Her older sister encouraged her to find a passion, set a goal, in order to get out of their family life and have a different kind of life. After seeing Cecily Tyson on TV, she knew that was her path. She wins a scholarship to college, then to Julliard, and works hard at her craft. She details many of the early shows and people she worked with as she learned and developed her skill. As she began to make a barely livable wage, she sent money home to her parents because, OMG, all of her siblings and their kids had moved back home at various times and in a small one-bedroom apartment there would be as many as 15 people trying to live together. The small amount of money she was able to send helped keep the lights on or put food on the table.
Her first acting jobs, her first love, is the theater and she shares her emotions about being on stage and being nominated for a Tony. She does recount many of the movie and TV experiences she had (particularly How to Get Away With Murder) as well as some celebrities who helped or influenced her. She meets a wonderful man and gets married and 20+ years later, is still married to him. She shares an ongoing medical problem she faced and how that affected her. It's an honest and harsh and introspective book.
MY THOUGHTS
Honestly, the harsh reality of her life brought me to tears more than once. It broke my heart. She does NOT sugar coat one thing. It's absolutely appalling that families in America live like that. Her struggles through college and Julliard and early acting day were still hard; she still went hungry many days; she was lonely; she struggled to find her self-worth.
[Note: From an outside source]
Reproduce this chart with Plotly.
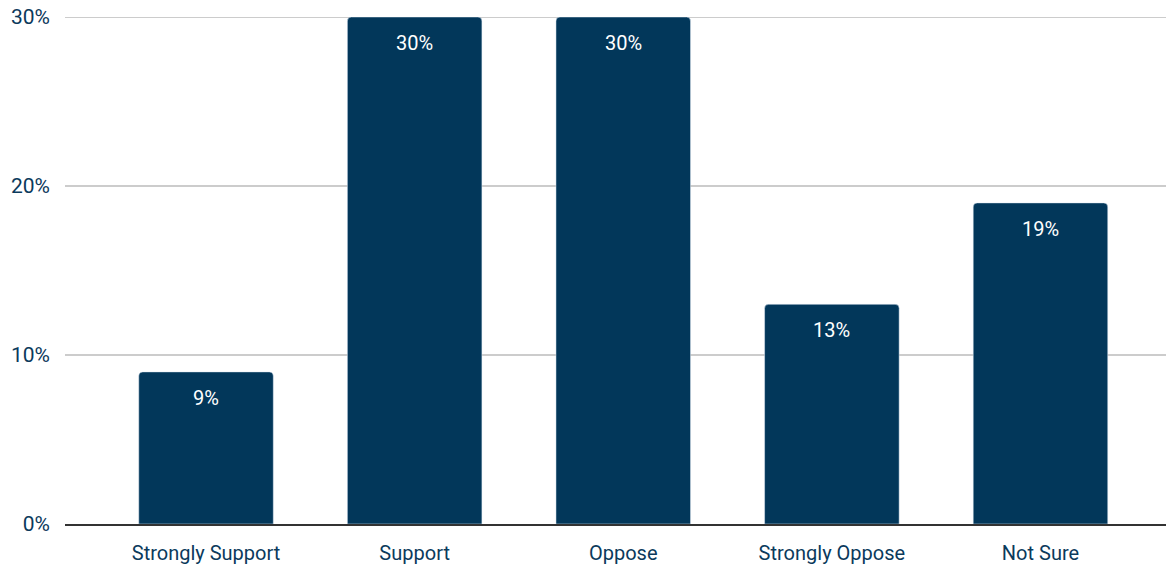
import plotly.graph_objects as go

categories = ["Strongly Support", "Support", "Oppose", "Strongly Oppose", "Not Sure"]
values = [9, 30, 30, 13, 19]
labels = ["9%", "30%", "30%", "13%", "19%"]
tick_vals = [0, 10, 20, 30]
tick_text = ["0%", "10%", "20%", "30%"]

BAR = "#02375a"
TXT = "#0b3a5c"
GRID = "#cccccc"
FONT = "Liberation Sans Narrow, Roboto, Arial, sans-serif"

fig = go.Figure(go.Bar(
    x=list(range(len(categories))), y=values, marker_color=BAR,
    width=0.645, hoverinfo="skip",
))
for i, (v, t) in enumerate(zip(values, labels)):
    fig.add_annotation(x=i, y=v, text=t, showarrow=False, yanchor="middle",
                       yshift=-26, font=dict(color="white", size=20, family=FONT))

# top gridline (plotly drops the grid line at the range edge)
fig.add_shape(type="line", xref="paper", x0=0, x1=1, yref="y",
              y0=tick_vals[-1], y1=tick_vals[-1],
              line=dict(color=GRID, width=2), layer="below")

fig.update_layout(
    width=1166, height=561,
    margin=dict(l=57, r=0, t=9, b=45, autoexpand=False),
    paper_bgcolor="white", plot_bgcolor="white",
    showlegend=False, barcornerradius=4,
    font=dict(family=FONT, color=TXT, size=20),
)
fig.update_xaxes(
    range=[-0.676, 4.64], tickmode="array", automargin=False,
    tickvals=list(range(len(categories))), ticktext=categories,
    showgrid=False, showline=True, linecolor="#333333", linewidth=2,
    ticks="", ticklabelstandoff=10, ticklabeloverflow="allow",
    tickfont=dict(size=20, color=TXT, family=FONT), fixedrange=True,
)
fig.update_yaxes(
    range=[0, 30], tickmode="array", tickvals=tick_vals, ticktext=tick_text, automargin=False,
    showgrid=True, gridcolor=GRID, gridwidth=2, zeroline=False,
    ticks="", ticklabelstandoff=14, ticklabeloverflow="allow",
    tickfont=dict(size=21, color=TXT, family=FONT),
    fixedrange=True,
)
fig.write_html("out.html")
The path of this book is from A-Z in a linear way. But every step forward was built on her childhood and her relationships with her parents. Even after some success, the traumas of her childhood would still haunt her (not surprisingly). Friends, therapy, and a loving, supportive husband have helped her arrive at a solid place in her life. While her life has a grim beginning, the journey has an uplifting, inspirational resolution.
There are two very strong, very long threads through her life: racism and shame. She describes the manifestation of racism in many ways - subtle to intentional. She talks about the verbal abuse she endured from students and teachers, to auditioning for roles in Hollywood that she didn't get because she didn't fit the "ideal white" image - she was too dark, too large, too deep a voice to be considered feminine enough to be a leading lady. Man oh man, the barriers she had to break. The snubs she had to endure. And, the shame. The shame that came from poverty, from being hungry all the time, from coming from an abusive home. She talks a lot about that single emotion and how devastating it can be.

Viola Davis and her husband Julius Tennon
“My biggest discovery was that you can literally re-create your life. You can redefine it. You don’t have to live in the past. I found that not only did I have fight in me, I had love.”
Davis does a beautiful job reading a heartfelt but heart rending story. Her voice conveys disdain, disgust, hurt, sass, and so much more. I don't know if it would be harder to read about her horrific childhood on the page or listen to it described. You decide which will work for you. This is an extraordinary tale told with authenticity and a seemingly clear goal of sharing some of her growth and insights on life.